NORTH CHARLESTON, SC (WCSC) - Elementary school kids got to participate in a new program sparked by the shooting at Mother Emanuel AME.

It's called Kindred Kids, an initiative put together by WINGS for kids.

It all started two months ago when fourth graders from North Charleston Elementary and Mason Preparatory Schools began talking to each other, all
behind a pencil.

Wednesday night was the first time they got to meet face to face.

"The kids at first were a little apprehensive because they didn't know who was at the other end of the pen, but I think as the letter have poured in they've opened up," said CEO of WINGS for kids Bridget Laird.

Since October the students have been pen pals, getting to know everything about each other.

"We asked questions about what we do for Thanksgiving," said a WINGS for kids kids Kiarstaine Fields. "Also what kind of sports we're interested in."

"He likes Lamborghini's and Bugatti's, and I like Lamborghini's," said Fields' pen pal Bryson Eaton.

This is all happening though because of what happened at Mother Emanuel AME.

Laird feels a lack of social awareness is what lead to that tragedy.

"We felt sort of called to action, to act upon that and do something within the community that we could create quickly," Laird said. "Something that could revitalize hope.
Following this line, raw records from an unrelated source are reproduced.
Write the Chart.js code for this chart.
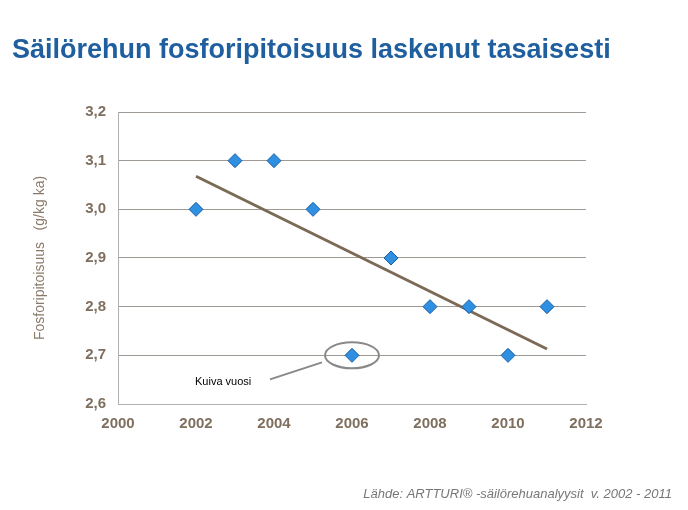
<!DOCTYPE html>
<html><head><meta charset="utf-8">
<script src="https://cdn.jsdelivr.net/npm/chart.js@4"></script>
<style>body{margin:0;background:#fff}#wrap{width:688px;height:510px}</style>
</head><body><div id="wrap"><canvas id="c"></canvas></div>
<script>
// Data
const years = [2002, 2003, 2004, 2005, 2006, 2007, 2008, 2009, 2010, 2011];
const values = [3.0, 3.1, 3.1, 3.0, 2.7, 2.9, 2.8, 2.8, 2.7, 2.8];
const trendYears = [2002, 2011];
const trendValues = [3.068, 2.713];

const labelColor = '#7f6f5f';

const overlay = {
    id: 'overlay',
    afterDraw(chart) {
        const c = chart.ctx, x = chart.scales.x, y = chart.scales.y;
        c.save();
        // title
        c.fillStyle = '#1f5f9f';
        c.font = 'bold 27px "Liberation Sans", Arial';
        c.textBaseline = 'alphabetic';
        c.fillText('Säilörehun fosforipitoisuus laskenut tasaisesti', 12, 58);
        // y axis title
        c.translate(44, 258);
        c.rotate(-Math.PI / 2);
        c.fillStyle = '#8a7a6a';
        c.font = '14px "Liberation Sans", Arial';
        c.textAlign = 'center';
        c.fillText('Fosforipitoisuus   (g/kg ka)', 0, 0);
        c.restore();
        c.save();
        // annotation
        const px = x.getPixelForValue(2006), py = y.getPixelForValue(2.7);
        c.strokeStyle = '#888';
        c.lineWidth = 2;
        c.beginPath();
        c.ellipse(px, py, 27, 13, 0, 0, Math.PI * 2);
        c.stroke();
        c.beginPath();
        c.moveTo(px - 30, py + 7);
        c.lineTo(px - 82, py + 24);
        c.stroke();
        c.fillStyle = '#000';
        c.font = '11px "Liberation Sans", Arial';
        c.fillText('Kuiva vuosi', 195, 385);
        // source
        c.fillStyle = '#777';
        c.font = 'italic 13px "Liberation Sans", Arial';
        c.textAlign = 'right';
        c.fillText('Lähde: ARTTURI® -säilörehuanalyysit  v. 2002 - 2011', 672, 498);
        c.restore();
    }
};

new Chart(document.getElementById('c'), {
    type: 'scatter',
    data: {
        datasets: [
            {
                data: years.map((yr, i) => ({ x: yr, y: values[i] })),
                pointStyle: 'rectRot',
                pointRadius: 7,
                backgroundColor: '#2f8fe0',
                borderColor: '#1a5fa8',
                borderWidth: 1,
                order: 0
            },
            {
                type: 'line',
                data: trendYears.map((yr, i) => ({ x: yr, y: trendValues[i] })),
                borderColor: '#7b6a55',
                borderWidth: 3,
                pointRadius: 0,
                order: 1
            }
        ]
    },
    options: {
        responsive: true,
        maintainAspectRatio: false,
        animation: false,
        layout: { padding: { left: 58, right: 102, top: 112, bottom: 66 } },
        scales: {
            x: {
                type: 'linear', min: 2000, max: 2012,
                afterFit: s => { s.height = 40; },
                ticks: { stepSize: 2, color: labelColor, font: { size: 15, weight: 'bold', family: '"Liberation Sans", Arial' }, callback: v => String(v) },
                grid: { display: false },
                border: { color: '#b0b0b0' }
            },
            y: {
                min: 2.6, max: 3.2,
                afterFit: s => { s.width = 60; },
                ticks: { stepSize: 0.1, color: labelColor, padding: 12, font: { size: 15, weight: 'bold', family: '"Liberation Sans", Arial' }, callback: v => v.toFixed(1).replace('.', ',') },
                grid: { color: '#a09a94', drawTicks: false },
                border: { color: '#b0b0b0' }
            }
        },
        plugins: { legend: { display: false }, tooltip: { enabled: false } }
    },
    plugins: [overlay]
});
</script></body></html>
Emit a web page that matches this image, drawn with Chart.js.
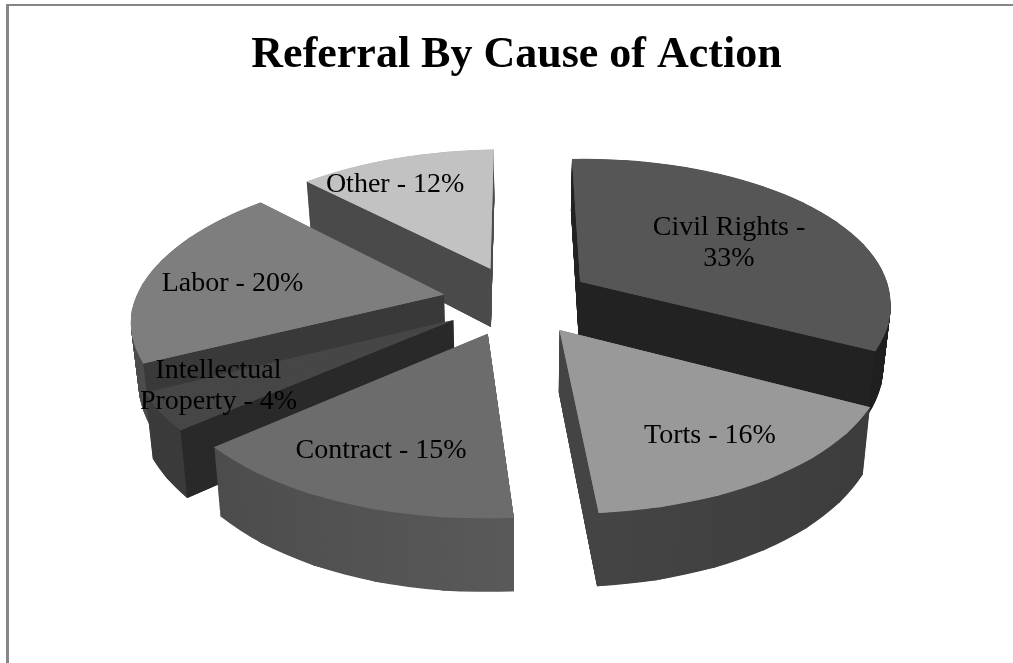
<!DOCTYPE html>
<html>
<head>
<meta charset="utf-8">
<script src="https://cdn.jsdelivr.net/npm/chart.js@4"></script>
<style>
  html, body { margin: 0; padding: 0; background: #fff; }
  #frame { position: absolute; left: 6px; top: 4px; width: 1007px; height: 659px; border-top: 2px solid #868686; border-left: 3px solid #868686; box-sizing: border-box; }
  #wrap { position: absolute; left: 0; top: 0; width: 1013px; height: 663px; }
</style>
</head>
<body>
<div id="frame"></div>
<div id="wrap"><canvas id="pieChart" width="1013" height="663"></canvas></div>
<script>
const titleText = 'Referral By Cause of Action';
const categories = ['Civil Rights', 'Torts', 'Contract', 'Intellectual Property', 'Labor', 'Other'];
const shares = [33, 16, 15, 4, 20, 12];
const labelLines = [['Civil Rights -', '33%'], ['Torts - 16%'], ['Contract - 15%'], ['Intellectual', 'Property - 4%'], ['Labor - 20%'], ['Other - 12%']];

const topColors = ['#565656', '#999999', '#6c6c6c', '#464646', '#7e7e7e', '#c2c2c2'];
const faceColors = ['#222222', '#444444', '#3c3c3c', '#292929', '#393939', '#4a4a4a'];
const rimLeft = ['#2c2c2c', '#505050', '#474747', '#3c3c3c', '#4a4a4a', '#555555'];
const rimRight = ['#1e1e1e', '#3a3a3a', '#6a6a6a', '#2e2e2e', '#5e5e5e', '#555555'];
// 라벨 위치 미세 조정 (화면 px)
const labelNudge = [[-4, 6], [27, 19], [-21, 19], [-59, 11], [-28, 3], [-34, -12]];

// 원근 투영 값
const cam = { cx: 517, cy: 300, a: 311, b: 146, p: 0.15, h: 60, explode: 0.24, shear: 0.02, roll: -4, lean: 0.02 };

const project = (x, y, z) => {
    const w = 1 / (1 - cam.p * y);
    const sx = cam.a * (x + cam.shear * Math.max(y, 0)) * w * (1 - cam.lean * z);
    return { x: cam.cx + sx, y: cam.cy + cam.b * y * w + z * cam.h * w + cam.roll * x };
};

// 조각의 원형 좌표 -> 화면 좌표 변환 (꼭짓점 3개로 affine 계산)
const sliceMatrix = (el, a0, a1, z) => {
    const R = el.outerRadius;
    const mid = (el.startAngle + el.endAngle) / 2;
    const ox = Math.cos(mid) * cam.explode;
    const oy = Math.sin(mid) * cam.explode;
    const q0 = project(ox, oy, z);
    const q1 = project(ox + Math.cos(a0), oy + Math.sin(a0), z);
    const q2 = project(ox + Math.cos(a1), oy + Math.sin(a1), z);
    const u1 = Math.cos(a0) * R, v1 = Math.sin(a0) * R;
    const u2 = Math.cos(a1) * R, v2 = Math.sin(a1) * R;
    const det = u1 * v2 - u2 * v1;
    const a = ((q1.x - q0.x) * v2 - (q2.x - q0.x) * v1) / det;
    const c = ((q2.x - q0.x) * u1 - (q1.x - q0.x) * u2) / det;
    const b = ((q1.y - q0.y) * v2 - (q2.y - q0.y) * v1) / det;
    const d = ((q2.y - q0.y) * u1 - (q1.y - q0.y) * u2) / det;
    return [a, b, c, d, q0.x - a * el.x - c * el.y, q0.y - b * el.x - d * el.y];
};

// 넓은 조각은 잘게 나눠서 그린다 (원근 곡선 근사)
const drawSlice = (ctx, el, z, fill) => {
    const steps = Math.max(1, Math.ceil((el.endAngle - el.startAngle) / 0.2));
    const size = (el.endAngle - el.startAngle) / steps;

    // 조각 사이 틈이 보이지 않게 같은 색으로 바닥을 먼저 깐다
    const mid = (el.startAngle + el.endAngle) / 2;
    const ox = Math.cos(mid) * cam.explode;
    const oy = Math.sin(mid) * cam.explode;
    const apex = project(ox, oy, z);
    ctx.save();
    ctx.fillStyle = fill;
    ctx.beginPath();
    ctx.moveTo(apex.x, apex.y);
    for (let s = 0; s <= steps; s++) {
        const a = el.startAngle + s * size;
        const p = project(ox + Math.cos(a), oy + Math.sin(a), z);
        ctx.lineTo(p.x, p.y);
    }
    ctx.closePath();
    ctx.fill();
    ctx.restore();

    for (let s = 0; s < steps; s++) {
        const a0 = el.startAngle + s * size;
        const a1 = s === steps - 1 ? el.endAngle : a0 + size + 0.006;
        const copy = Object.create(el);
        copy.startAngle = a0;
        copy.endAngle = a1;
        copy.circumference = a1 - a0;
        copy.options = { ...el.options, backgroundColor: fill, borderWidth: 0 };
        ctx.save();
        ctx.setTransform(...sliceMatrix(el, a0, a1, z));
        copy.draw(ctx);
        ctx.restore();
    }
};

const drawFace = (ctx, el, angle, isEnd, color) => {
    const mid = (el.startAngle + el.endAngle) / 2;
    const ox = Math.cos(mid) * cam.explode;
    const oy = Math.sin(mid) * cam.explode;
    const ex = ox + Math.cos(angle), ey = oy + Math.sin(angle);
    const pts = [project(ox, oy, 0), project(ex, ey, 0), project(ex, ey, 1), project(ox, oy, 1)];
    let area = 0;
    pts.forEach((p, i) => {
        const n = pts[(i + 1) % 4];
        area += p.x * n.y - n.x * p.y;
    });
    // 바깥쪽을 향한 면만 그린다
    if ((isEnd && area < 0) || (!isEnd && area > 0)) return;
    ctx.fillStyle = color;
    ctx.beginPath();
    pts.forEach((p, i) => (i ? ctx.lineTo(p.x, p.y) : ctx.moveTo(p.x, p.y)));
    ctx.closePath();
    ctx.fill();
};

const pie3d = {
    id: 'pie3d',
    beforeDatasetDraw(chart, args) {
        const ctx = chart.ctx;
        const arcs = args.meta.data;
        const order = arcs.map((el, i) => i).sort((m, n) => {
            return Math.sin((arcs[m].startAngle + arcs[m].endAngle) / 2) - Math.sin((arcs[n].startAngle + arcs[n].endAngle) / 2);
        });
        order.forEach(i => {
            const el = arcs[i];
            const grad = ctx.createLinearGradient(cam.cx - cam.a, 0, cam.cx + cam.a, 0);
            grad.addColorStop(0, rimLeft[i]);
            grad.addColorStop(1, rimRight[i]);
            for (let z = 1; z > 0; z -= 0.015) {
                drawSlice(ctx, el, z, grad);
            }
            drawFace(ctx, el, el.startAngle, false, faceColors[i]);
            drawFace(ctx, el, el.endAngle, true, faceColors[i]);
            drawSlice(ctx, el, 0, topColors[i]);
        });
        return false;
    },
    afterDatasetsDraw(chart) {
        const ctx = chart.ctx;
        ctx.save();
        ctx.fillStyle = '#000';
        ctx.font = '28px "Liberation Serif"';
        ctx.textAlign = 'center';
        ctx.textBaseline = 'middle';
        chart.getDatasetMeta(0).data.forEach((el, i) => {
            const mid = (el.startAngle + el.endAngle) / 2;
            const r = 0.62 + cam.explode;
            const pos = project(Math.cos(mid) * r, Math.sin(mid) * r, 0);
            labelLines[i].forEach((line, n) => {
                const off = (n - (labelLines[i].length - 1) / 2) * 31;
                ctx.fillText(line, pos.x + labelNudge[i][0], pos.y + labelNudge[i][1] + off);
            });
        });
        ctx.restore();
    }
};

new Chart(document.querySelector('#pieChart'), {
    type: 'pie',
    data: {
        labels: categories,
        datasets: [{ data: shares, backgroundColor: topColors, borderWidth: 0 }]
    },
    options: {
        responsive: false,
        animation: false,
        layout: { padding: { left: 20 } },
        plugins: {
            legend: { display: false },
            tooltip: { enabled: false },
            title: {
                display: true,
                text: titleText,
                color: '#000',
                font: { family: '"Liberation Serif"', size: 44, weight: 'bold' },
                padding: { top: 29, bottom: 10 }
            }
        }
    },
    plugins: [pie3d]
});
</script>
</body>
</html>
We believe we could start that with kids."

"It's hard to need something like that to trigger improvements," said Renata Leite, a parent of one of the kids.

"We chose a school that had different demographic then the kids that we typically work with," Laird added. "We want the kids to interact with children that they wouldn't interact with on a daily basis."

Laird hopes this initiative can be a role model for others in the community to show that change is happening in a positive way despite the tragic event.

"It an opportunity for them to create friendships with different kids," she said. "So as they grow they'll value differences within different individuals."

The kids will continue to send handwritten letters to each other over the next few months.

They'll meet again in March for another face to face celebration.